5. The Magic of Systems (and Sleep)
If you want to own 50 units, you cannot be the point of contact. Period.
Scaling requires a "Property Management System." This is a tech stack that handles:
Marketing: Pushing listings to 40+ websites at the click of a button.
Rent Collection: Automated ACH payments so you aren't "waiting for the check" like it's a scene from a 1950s drama.
Reporting: Clean, 1099-ready financial statements that make your accountant want to hug you.
When you hire a manager, you are inheriting their system. You are plugging your properties into a machine that is already built to handle 2026’s demands.
The 2026 Challenge
So, here is my challenge to you for the first week of January. Look at your portfolio. Look at your goals.

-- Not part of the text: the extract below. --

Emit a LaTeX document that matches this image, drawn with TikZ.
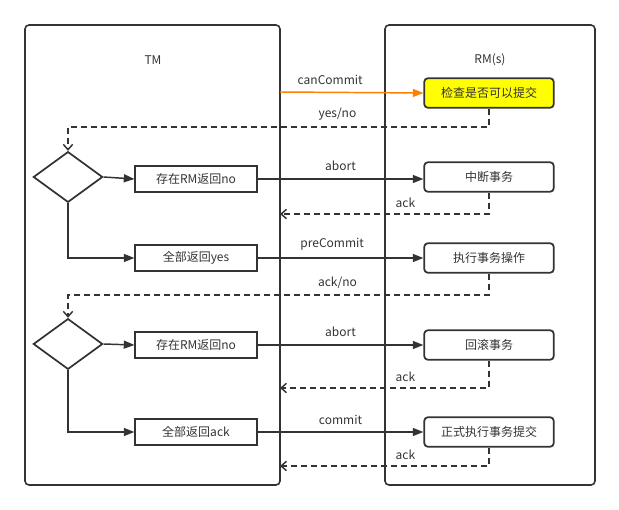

If you want to stay exactly where you are—dealing with the same leaky faucets and the same "check is in the mail" excuses—then keep doing what you’re doing. There’s no shame in being a hands-on landlord if that’s your passion. (Though, if "clogged toilets" is your passion, we should probably have a different talk.)
But if you want to grow, you have to fire yourself from the day-to-day operations. You have to promote yourself to CEO.
Hiring a property manager isn't an admission of defeat; it’s a declaration of ambition. It’s saying, "My time is worth more than $20 an hour. My peace of mind is worth more than a management fee. My future involves a massive portfolio, and I’m starting the foundation today."